EXERCISE DETAILS: Copy all of the material exactly. Pictures are not to appear in the copy.
---
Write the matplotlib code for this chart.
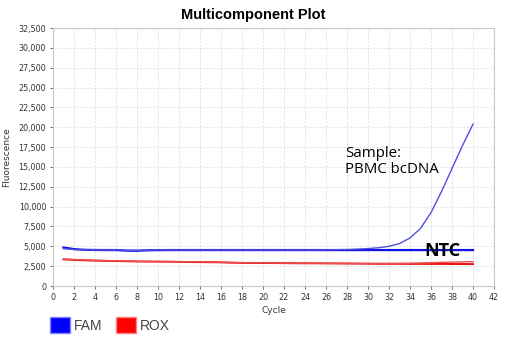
import numpy as np
import matplotlib.pyplot as plt
from matplotlib.patches import Patch

cycles = list(range(1, 41))

# FAM, sample (PBMC bcDNA) - amplifies
fam_sample = [4700, 4600, 4560, 4550, 4550, 4550, 4500, 4480, 4520, 4550,
              4550, 4550, 4550, 4550, 4550, 4550, 4550, 4550, 4550, 4550,
              4550, 4550, 4550, 4550, 4550, 4560, 4580, 4600, 4650, 4720,
              4820, 5000, 5350, 6050, 7250, 9250, 11900, 14800, 17700, 20400]
# FAM, NTC - flat
fam_ntc = [4850, 4650, 4560, 4540, 4530, 4530, 4460, 4440, 4500, 4520,
           4530, 4530, 4530, 4530, 4530, 4530, 4530, 4530, 4530, 4530,
           4530, 4530, 4530, 4530, 4530, 4530, 4530, 4530, 4530, 4530,
           4530, 4530, 4530, 4530, 4530, 4530, 4530, 4530, 4530, 4530]
# ROX passive reference
rox_sample = [3400, 3330, 3280, 3240, 3200, 3170, 3140, 3110, 3100, 3090,
              3080, 3060, 3040, 3060, 3030, 3000, 2960, 2930, 2920, 2920,
              2910, 2900, 2880, 2880, 2880, 2870, 2860, 2850, 2840, 2830,
              2830, 2830, 2840, 2870, 2900, 2940, 2980, 3010, 3040, 3070]
rox_ntc = [3350, 3290, 3240, 3200, 3170, 3150, 3120, 3090, 3080, 3070,
           3060, 3040, 3020, 3010, 3000, 2980, 2940, 2910, 2900, 2900,
           2890, 2880, 2870, 2860, 2860, 2850, 2840, 2830, 2820, 2810,
           2800, 2800, 2800, 2790, 2790, 2780, 2780, 2770, 2770, 2760]

fig = plt.figure(figsize=(5.06, 3.42), dpi=100)
ax = fig.add_axes([0.1047, 0.1637, 0.8716, 0.7543])

ax.plot(cycles, fam_ntc, color='#1010e8', lw=1.6)
ax.plot(cycles, fam_sample, color='#5050e0', lw=1.0)
ax.plot(cycles, rox_ntc, color='#e81010', lw=1.4)
ax.plot(cycles, rox_sample, color='#ee5050', lw=1.0)

ax.set_xlim(0, 42)
ax.set_ylim(0, 32500)
ax.set_xticks(range(0, 43, 2))
ax.set_yticks(range(0, 32501, 2500))
ax.set_yticklabels([f'{v:,}' for v in range(0, 32501, 2500)])
ax.tick_params(labelsize=5.8, colors='#333333', length=2, width=0.5, pad=3)
ax.grid(True, color='#d8d8d8', linestyle=(0, (2, 2)), lw=0.6)
for s in ax.spines.values():
    s.set_color('#c8c8c8')
    s.set_linewidth(0.8)

ax.set_xlabel('Cycle', fontsize=6.5, color='#333333', labelpad=3)
ax.set_ylabel('Fluorescence', fontsize=6.5, color='#333333', labelpad=5)
fig.text(0.5, 0.955, 'Multicomponent Plot', ha='center', va='center',
         fontsize=10.5, fontweight='bold', family='Liberation Sans')

ax.text(27.8, 13750, 'Sample:\nPBMC bcDNA', fontsize=10.8, family='Open Sans',
        va='bottom', ha='left', linespacing=1.1)
ax.text(35.4, 3250, 'NTC', fontsize=13, fontweight='bold', family='Open Sans',
        va='bottom', ha='left')

handles = [Patch(facecolor='#0000ff', edgecolor='#8080ff', label='FAM'),
           Patch(facecolor='#ff0000', edgecolor='#ff8080', label='ROX')]
leg = fig.legend(handles=handles, loc='lower left', bbox_to_anchor=(0.074, -0.01),
                 ncol=2, frameon=False, handlelength=1.45, handleheight=1.4,
                 handletextpad=0.3, columnspacing=0.95,
                 prop={'family': 'Liberation Sans', 'size': 10})
for t in leg.get_texts():
    t.set_color('#444444')

fig.savefig('out.png', dpi=100)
---
WORKED SOLUTION:
Write the matplotlib code for this chart.
import numpy as np
import matplotlib.pyplot as plt
from matplotlib.patches import Patch

cycles = list(range(1, 41))

# FAM, sample (PBMC bcDNA) - amplifies
fam_sample = [4700, 4600, 4560, 4550, 4550, 4550, 4500, 4480, 4520, 4550,
              4550, 4550, 4550, 4550, 4550, 4550, 4550, 4550, 4550, 4550,
              4550, 4550, 4550, 4550, 4550, 4560, 4580, 4600, 4650, 4720,
              4820, 5000, 5350, 6050, 7250, 9250, 11900, 14800, 17700, 20400]
# FAM, NTC - flat
fam_ntc = [4850, 4650, 4560, 4540, 4530, 4530, 4460, 4440, 4500, 4520,
           4530, 4530, 4530, 4530, 4530, 4530, 4530, 4530, 4530, 4530,
           4530, 4530, 4530, 4530, 4530, 4530, 4530, 4530, 4530, 4530,
           4530, 4530, 4530, 4530, 4530, 4530, 4530, 4530, 4530, 4530]
# ROX passive reference
rox_sample = [3400, 3330, 3280, 3240, 3200, 3170, 3140, 3110, 3100, 3090,
              3080, 3060, 3040, 3060, 3030, 3000, 2960, 2930, 2920, 2920,
              2910, 2900, 2880, 2880, 2880, 2870, 2860, 2850, 2840, 2830,
              2830, 2830, 2840, 2870, 2900, 2940, 2980, 3010, 3040, 3070]
rox_ntc = [3350, 3290, 3240, 3200, 3170, 3150, 3120, 3090, 3080, 3070,
           3060, 3040, 3020, 3010, 3000, 2980, 2940, 2910, 2900, 2900,
           2890, 2880, 2870, 2860, 2860, 2850, 2840, 2830, 2820, 2810,
           2800, 2800, 2800, 2790, 2790, 2780, 2780, 2770, 2770, 2760]

fig = plt.figure(figsize=(5.06, 3.42), dpi=100)
ax = fig.add_axes([0.1047, 0.1637, 0.8716, 0.7543])

ax.plot(cycles, fam_ntc, color='#1010e8', lw=1.6)
ax.plot(cycles, fam_sample, color='#5050e0', lw=1.0)
ax.plot(cycles, rox_ntc, color='#e81010', lw=1.4)
ax.plot(cycles, rox_sample, color='#ee5050', lw=1.0)

ax.set_xlim(0, 42)
ax.set_ylim(0, 32500)
ax.set_xticks(range(0, 43, 2))
ax.set_yticks(range(0, 32501, 2500))
ax.set_yticklabels([f'{v:,}' for v in range(0, 32501, 2500)])
ax.tick_params(labelsize=5.8, colors='#333333', length=2, width=0.5, pad=3)
ax.grid(True, color='#d8d8d8', linestyle=(0, (2, 2)), lw=0.6)
for s in ax.spines.values():
    s.set_color('#c8c8c8')
    s.set_linewidth(0.8)

ax.set_xlabel('Cycle', fontsize=6.5, color='#333333', labelpad=3)
ax.set_ylabel('Fluorescence', fontsize=6.5, color='#333333', labelpad=5)
fig.text(0.5, 0.955, 'Multicomponent Plot', ha='center', va='center',
         fontsize=10.5, fontweight='bold', family='Liberation Sans')

ax.text(27.8, 13750, 'Sample:\nPBMC bcDNA', fontsize=10.8, family='Open Sans',
        va='bottom', ha='left', linespacing=1.1)
ax.text(35.4, 3250, 'NTC', fontsize=13, fontweight='bold', family='Open Sans',
        va='bottom', ha='left')

handles = [Patch(facecolor='#0000ff', edgecolor='#8080ff', label='FAM'),
           Patch(facecolor='#ff0000', edgecolor='#ff8080', label='ROX')]
leg = fig.legend(handles=handles, loc='lower left', bbox_to_anchor=(0.074, -0.01),
                 ncol=2, frameon=False, handlelength=1.45, handleheight=1.4,
                 handletextpad=0.3, columnspacing=0.95,
                 prop={'family': 'Liberation Sans', 'size': 10})
for t in leg.get_texts():
    t.set_color('#444444')

fig.savefig('out.png', dpi=100)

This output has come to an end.